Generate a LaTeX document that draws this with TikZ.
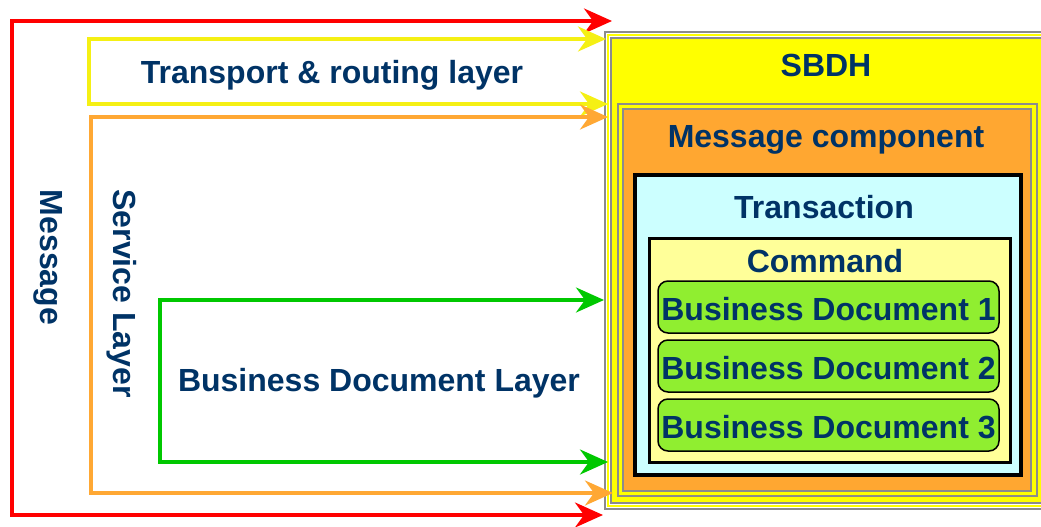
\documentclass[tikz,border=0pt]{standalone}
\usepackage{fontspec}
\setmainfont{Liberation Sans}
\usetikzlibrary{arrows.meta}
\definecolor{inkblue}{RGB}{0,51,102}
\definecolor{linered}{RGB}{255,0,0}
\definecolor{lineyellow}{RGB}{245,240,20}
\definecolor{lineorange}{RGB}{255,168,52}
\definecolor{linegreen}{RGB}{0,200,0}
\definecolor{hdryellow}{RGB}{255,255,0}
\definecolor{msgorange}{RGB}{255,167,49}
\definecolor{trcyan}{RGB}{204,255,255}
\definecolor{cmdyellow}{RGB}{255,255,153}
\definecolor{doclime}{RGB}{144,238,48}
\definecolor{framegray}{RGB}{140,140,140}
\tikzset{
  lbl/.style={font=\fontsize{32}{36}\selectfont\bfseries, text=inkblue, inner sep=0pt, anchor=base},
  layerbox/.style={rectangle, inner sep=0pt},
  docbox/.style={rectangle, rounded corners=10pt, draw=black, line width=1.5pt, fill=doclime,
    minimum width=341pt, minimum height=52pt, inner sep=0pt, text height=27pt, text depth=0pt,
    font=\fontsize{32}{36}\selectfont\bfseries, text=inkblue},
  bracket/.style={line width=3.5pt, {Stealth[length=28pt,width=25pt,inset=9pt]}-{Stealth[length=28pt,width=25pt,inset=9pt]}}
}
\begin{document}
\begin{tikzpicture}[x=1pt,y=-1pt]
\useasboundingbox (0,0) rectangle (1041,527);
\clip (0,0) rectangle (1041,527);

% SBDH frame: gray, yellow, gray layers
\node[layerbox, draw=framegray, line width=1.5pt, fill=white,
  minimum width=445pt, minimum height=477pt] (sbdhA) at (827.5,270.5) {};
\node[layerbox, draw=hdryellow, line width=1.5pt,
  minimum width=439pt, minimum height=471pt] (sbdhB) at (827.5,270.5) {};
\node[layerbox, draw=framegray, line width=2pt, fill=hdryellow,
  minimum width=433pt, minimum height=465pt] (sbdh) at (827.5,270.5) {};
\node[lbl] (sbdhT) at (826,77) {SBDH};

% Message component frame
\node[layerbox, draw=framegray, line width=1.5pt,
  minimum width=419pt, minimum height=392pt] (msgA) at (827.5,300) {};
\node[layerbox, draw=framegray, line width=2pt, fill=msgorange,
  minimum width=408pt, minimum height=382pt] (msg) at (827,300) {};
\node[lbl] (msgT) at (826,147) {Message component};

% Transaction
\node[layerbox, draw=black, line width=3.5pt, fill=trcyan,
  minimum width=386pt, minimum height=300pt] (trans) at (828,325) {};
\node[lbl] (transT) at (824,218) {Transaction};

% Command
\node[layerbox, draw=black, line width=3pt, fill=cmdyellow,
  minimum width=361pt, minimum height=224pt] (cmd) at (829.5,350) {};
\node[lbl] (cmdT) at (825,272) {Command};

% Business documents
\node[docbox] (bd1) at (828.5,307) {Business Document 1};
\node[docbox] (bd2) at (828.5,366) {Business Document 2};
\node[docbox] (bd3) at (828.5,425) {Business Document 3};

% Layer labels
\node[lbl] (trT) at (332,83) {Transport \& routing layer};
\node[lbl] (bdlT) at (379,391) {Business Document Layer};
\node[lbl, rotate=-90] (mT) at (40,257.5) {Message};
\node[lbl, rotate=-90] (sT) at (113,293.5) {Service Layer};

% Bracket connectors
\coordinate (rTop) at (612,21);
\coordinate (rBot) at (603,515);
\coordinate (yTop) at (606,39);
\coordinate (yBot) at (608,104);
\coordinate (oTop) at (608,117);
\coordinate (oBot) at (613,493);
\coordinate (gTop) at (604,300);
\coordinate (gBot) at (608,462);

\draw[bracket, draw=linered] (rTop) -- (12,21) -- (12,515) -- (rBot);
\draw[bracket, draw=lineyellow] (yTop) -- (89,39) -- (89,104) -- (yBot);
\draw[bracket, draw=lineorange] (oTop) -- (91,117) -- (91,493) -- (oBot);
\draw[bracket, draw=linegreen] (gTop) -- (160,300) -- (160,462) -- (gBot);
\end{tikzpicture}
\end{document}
· · · · · · ·
— PROBLEM STATEMENT —
Reproduce every line above as written, skipping pictures.

— ANSWER BELOW —
Generate a LaTeX document that draws this with TikZ.
\documentclass[tikz,border=0pt]{standalone}
\usepackage{fontspec}
\setmainfont{Liberation Sans}
\usetikzlibrary{arrows.meta}
\definecolor{inkblue}{RGB}{0,51,102}
\definecolor{linered}{RGB}{255,0,0}
\definecolor{lineyellow}{RGB}{245,240,20}
\definecolor{lineorange}{RGB}{255,168,52}
\definecolor{linegreen}{RGB}{0,200,0}
\definecolor{hdryellow}{RGB}{255,255,0}
\definecolor{msgorange}{RGB}{255,167,49}
\definecolor{trcyan}{RGB}{204,255,255}
\definecolor{cmdyellow}{RGB}{255,255,153}
\definecolor{doclime}{RGB}{144,238,48}
\definecolor{framegray}{RGB}{140,140,140}
\tikzset{
  lbl/.style={font=\fontsize{32}{36}\selectfont\bfseries, text=inkblue, inner sep=0pt, anchor=base},
  layerbox/.style={rectangle, inner sep=0pt},
  docbox/.style={rectangle, rounded corners=10pt, draw=black, line width=1.5pt, fill=doclime,
    minimum width=341pt, minimum height=52pt, inner sep=0pt, text height=27pt, text depth=0pt,
    font=\fontsize{32}{36}\selectfont\bfseries, text=inkblue},
  bracket/.style={line width=3.5pt, {Stealth[length=28pt,width=25pt,inset=9pt]}-{Stealth[length=28pt,width=25pt,inset=9pt]}}
}
\begin{document}
\begin{tikzpicture}[x=1pt,y=-1pt]
\useasboundingbox (0,0) rectangle (1041,527);
\clip (0,0) rectangle (1041,527);

% SBDH frame: gray, yellow, gray layers
\node[layerbox, draw=framegray, line width=1.5pt, fill=white,
  minimum width=445pt, minimum height=477pt] (sbdhA) at (827.5,270.5) {};
\node[layerbox, draw=hdryellow, line width=1.5pt,
  minimum width=439pt, minimum height=471pt] (sbdhB) at (827.5,270.5) {};
\node[layerbox, draw=framegray, line width=2pt, fill=hdryellow,
  minimum width=433pt, minimum height=465pt] (sbdh) at (827.5,270.5) {};
\node[lbl] (sbdhT) at (826,77) {SBDH};

% Message component frame
\node[layerbox, draw=framegray, line width=1.5pt,
  minimum width=419pt, minimum height=392pt] (msgA) at (827.5,300) {};
\node[layerbox, draw=framegray, line width=2pt, fill=msgorange,
  minimum width=408pt, minimum height=382pt] (msg) at (827,300) {};
\node[lbl] (msgT) at (826,147) {Message component};

% Transaction
\node[layerbox, draw=black, line width=3.5pt, fill=trcyan,
  minimum width=386pt, minimum height=300pt] (trans) at (828,325) {};
\node[lbl] (transT) at (824,218) {Transaction};

% Command
\node[layerbox, draw=black, line width=3pt, fill=cmdyellow,
  minimum width=361pt, minimum height=224pt] (cmd) at (829.5,350) {};
\node[lbl] (cmdT) at (825,272) {Command};

% Business documents
\node[docbox] (bd1) at (828.5,307) {Business Document 1};
\node[docbox] (bd2) at (828.5,366) {Business Document 2};
\node[docbox] (bd3) at (828.5,425) {Business Document 3};

% Layer labels
\node[lbl] (trT) at (332,83) {Transport \& routing layer};
\node[lbl] (bdlT) at (379,391) {Business Document Layer};
\node[lbl, rotate=-90] (mT) at (40,257.5) {Message};
\node[lbl, rotate=-90] (sT) at (113,293.5) {Service Layer};

% Bracket connectors
\coordinate (rTop) at (612,21);
\coordinate (rBot) at (603,515);
\coordinate (yTop) at (606,39);
\coordinate (yBot) at (608,104);
\coordinate (oTop) at (608,117);
\coordinate (oBot) at (613,493);
\coordinate (gTop) at (604,300);
\coordinate (gBot) at (608,462);

\draw[bracket, draw=linered] (rTop) -- (12,21) -- (12,515) -- (rBot);
\draw[bracket, draw=lineyellow] (yTop) -- (89,39) -- (89,104) -- (yBot);
\draw[bracket, draw=lineorange] (oTop) -- (91,117) -- (91,493) -- (oBot);
\draw[bracket, draw=linegreen] (gTop) -- (160,300) -- (160,462) -- (gBot);
\end{tikzpicture}
\end{document}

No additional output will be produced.